New York's allowable catch for 2013 was nearly 226,000 pounds, but its actual landings are estimated at nearly 1.2 million pounds. Maryland's allowable catch was just over 5.1 million pounds, but estimates are it landed just over 6.9 million pounds.

Virginia has the lion's share of allowable catch, at about 321 million pounds. Estimates are the commonwealth landed just over 316 million pounds last year.

According to Pew, only New York, Florida and Rhode Island officially exceeded their catch limit, since states that don't reach their quota are allowed to transfer the difference to states that exceeded theirs. North Carolina and Massachusetts did so.
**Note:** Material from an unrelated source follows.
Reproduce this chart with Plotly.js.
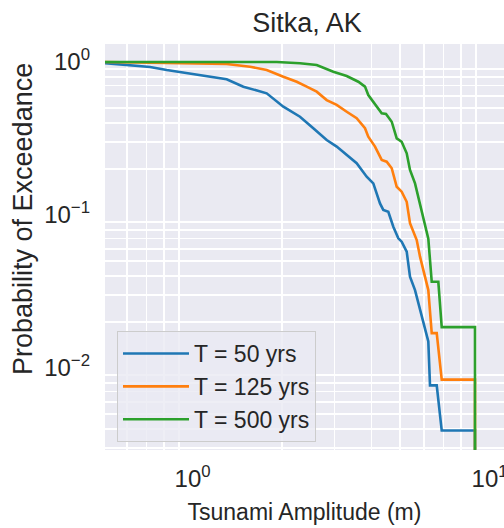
<!DOCTYPE html>
<html>
<head>
<meta charset="utf-8">
<script src="https://cdn.plot.ly/plotly-3.0.1.min.js"></script>
<style>
  html, body { margin: 0; padding: 0; background: #ffffff; overflow: hidden; }
  #chart { width: 504px; height: 528px; }
</style>
</head>
<body>
<div id="chart"></div>
<script>
// ---- Data (tsunami amplitude in m, probability of exceedance) ----
const seriesNames = ["T = 50 yrs", "T = 125 yrs", "T = 500 yrs"];

const ampT50 = [0.50, 0.719, 0.818, 1.059, 1.302, 1.482, 1.776, 2.021, 2.299, 2.549, 2.828, 3.056, 3.388, 3.568, 3.856, 4.059, 4.275, 4.386, 4.560, 4.740, 4.927, 5.058, 5.259, 5.395, 5.609, 5.754, 5.981, 6.218, 6.300, 6.637, 6.899, 8.93, 8.93];
const probT50 = [0.985, 0.928, 0.887, 0.822, 0.771, 0.690, 0.624, 0.510, 0.439, 0.369, 0.309, 0.280, 0.235, 0.218, 0.178, 0.161, 0.119, 0.108, 0.105, 0.0838, 0.0704, 0.0669, 0.0576, 0.0395, 0.0323, 0.0265, 0.0196, 0.0149, 0.0077, 0.0077, 0.0039, 0.0039, 0.00001];

const ampT125 = [0.50, 1.302, 1.561, 1.776, 2.021, 2.242, 2.422, 2.617, 2.828, 3.056, 3.303, 3.568, 3.806, 3.904, 4.113, 4.332, 4.503, 4.682, 4.867, 5.058, 5.259, 5.395, 5.683, 5.831, 6.218, 6.385, 6.637, 6.899, 8.93, 8.93];
const probT125 = [1.0, 0.970, 0.932, 0.887, 0.801, 0.743, 0.690, 0.640, 0.564, 0.524, 0.473, 0.429, 0.369, 0.325, 0.280, 0.229, 0.223, 0.202, 0.153, 0.142, 0.122, 0.0883, 0.0686, 0.0534, 0.0323, 0.0169, 0.0169, 0.0084, 0.0084, 0.00001];

const ampT500 = [0.50, 1.920, 2.299, 2.617, 2.977, 3.303, 3.614, 3.806, 3.904, 4.059, 4.332, 4.479, 4.682, 4.867, 5.058, 5.259, 5.395, 5.609, 5.908, 6.218, 6.385, 6.720, 6.899, 8.93, 8.93];
const probT500 = [1.0, 1.0, 0.981, 0.956, 0.864, 0.810, 0.743, 0.690, 0.608, 0.550, 0.462, 0.457, 0.407, 0.317, 0.301, 0.253, 0.197, 0.161, 0.108, 0.070, 0.0366, 0.0366, 0.0185, 0.0185, 0.00001];

const xTickVals = [1, 10];
const xTickText = ["10<sup>0</sup>", "10<sup>1</sup>"];
const yTickVals = [0.01, 0.1, 1];
const yTickText = ["10<sup>\u22122</sup>", "10<sup>\u22121</sup>", "10<sup>0</sup>"];

// ---- Styling ----
const colors = ["#1f77b4", "#ff7f0e", "#2ca02c"];
const textColor = "#262626";
const font = "Liberation Sans, Arial, Helvetica, sans-serif";

// minor (2..9 per decade) grid positions, no grid at the decades themselves
function minorGrid(d0, d1) {
  const v = [];
  for (let d = d0; d <= d1; d++) {
    for (let k = 2; k <= 9; k++) v.push(k * Math.pow(10, d));
  }
  return v;
}

const xs = [ampT50, ampT125, ampT500];
const ys = [probT50, probT125, probT500];
const traces = seriesNames.map((name, i) => ({
  type: "scatter",
  mode: "lines",
  name: name,
  x: xs[i],
  y: ys[i],
  line: { color: colors[i], width: 2.6 },
  hoverinfo: "skip"
}));

const layout = {
  width: 504,
  height: 528,
  margin: { l: 105, r: 0, t: 44, b: 78, pad: 0 },
  paper_bgcolor: "#ffffff",
  plot_bgcolor: "#EAEAF2",
  font: { family: font, color: textColor, size: 23 },
  showlegend: true,
  title: {
    text: "Sitka, AK",
    font: { family: font, size: 27, color: textColor },
    x: 307 / 504,
    xanchor: "center",
    xref: "container",
    y: 1 - 23 / 528,
    yanchor: "middle",
    yref: "container"
  },
  xaxis: {
    type: "log",
    range: [Math.log10(0.507), 1.0485],
    tickmode: "array",
    tickvals: xTickVals,
    ticktext: xTickText,
    showgrid: false,
    zeroline: false,
    showline: false,
    ticks: "",
    ticklabelstandoff: 12,
    ticklabeloverflow: "allow",
    tickfont: { family: font, size: 24, color: textColor },
    minor: {
      tickmode: "array",
      tickvals: minorGrid(-1, 1),
      showgrid: true,
      gridcolor: "#ffffff",
      gridwidth: 1.6,
      ticks: ""
    },
    title: {
      text: "Tsunami Amplitude (m)",
      font: { family: font, size: 23, color: textColor },
      standoff: 12
    },
    automargin: false
  },
  yaxis: {
    type: "log",
    range: [-2.536, 0.1176],
    tickmode: "array",
    tickvals: yTickVals,
    ticktext: yTickText,
    showgrid: false,
    zeroline: false,
    showline: false,
    ticks: "",
    ticklabelstandoff: 14,
    ticklabeloverflow: "allow",
    tickfont: { family: font, size: 24, color: textColor },
    minor: {
      tickmode: "array",
      tickvals: minorGrid(-3, 0),
      showgrid: true,
      gridcolor: "#ffffff",
      gridwidth: 1.6,
      ticks: ""
    },
    automargin: false
  },
  annotations: [{
    text: "Probability of Exceedance",
    xref: "paper",
    yref: "paper",
    x: (23 - 105) / 399,
    y: (450 - 219) / 406,
    xanchor: "center",
    yanchor: "middle",
    textangle: -90,
    showarrow: false,
    font: { family: font, size: 27, color: textColor }
  }],
  legend: {
    x: (117 - 105) / 399,
    y: (450 - 331) / 406,
    xanchor: "left",
    yanchor: "top",
    bgcolor: "rgba(234,234,242,0.8)",
    bordercolor: "#cccccc",
    borderwidth: 1,
    font: { family: font, size: 23, color: textColor },
    itemwidth: 66
  }
};

Plotly.newPlot("chart", traces, layout, { displayModeBar: false, staticPlot: true });
</script>
</body>
</html>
Overall, the 15 Atlantic states kept within the allowable total quota of about 377 million pounds.
I'm a little curious how transferring the allowable catch between states works.  Do the commercial fishery interests in a state that has the capability to catch more menhaden buy the rights from states that have the quota, but not a fishery geared to catch the fish? Or is it done between the state governments, and if so, what is the quid pro quo?

Whatever, I don't understand Virginia/Omega's complaint, if they didn't even catch their full quota, which is, incidentally, by far the largest of any of the state's.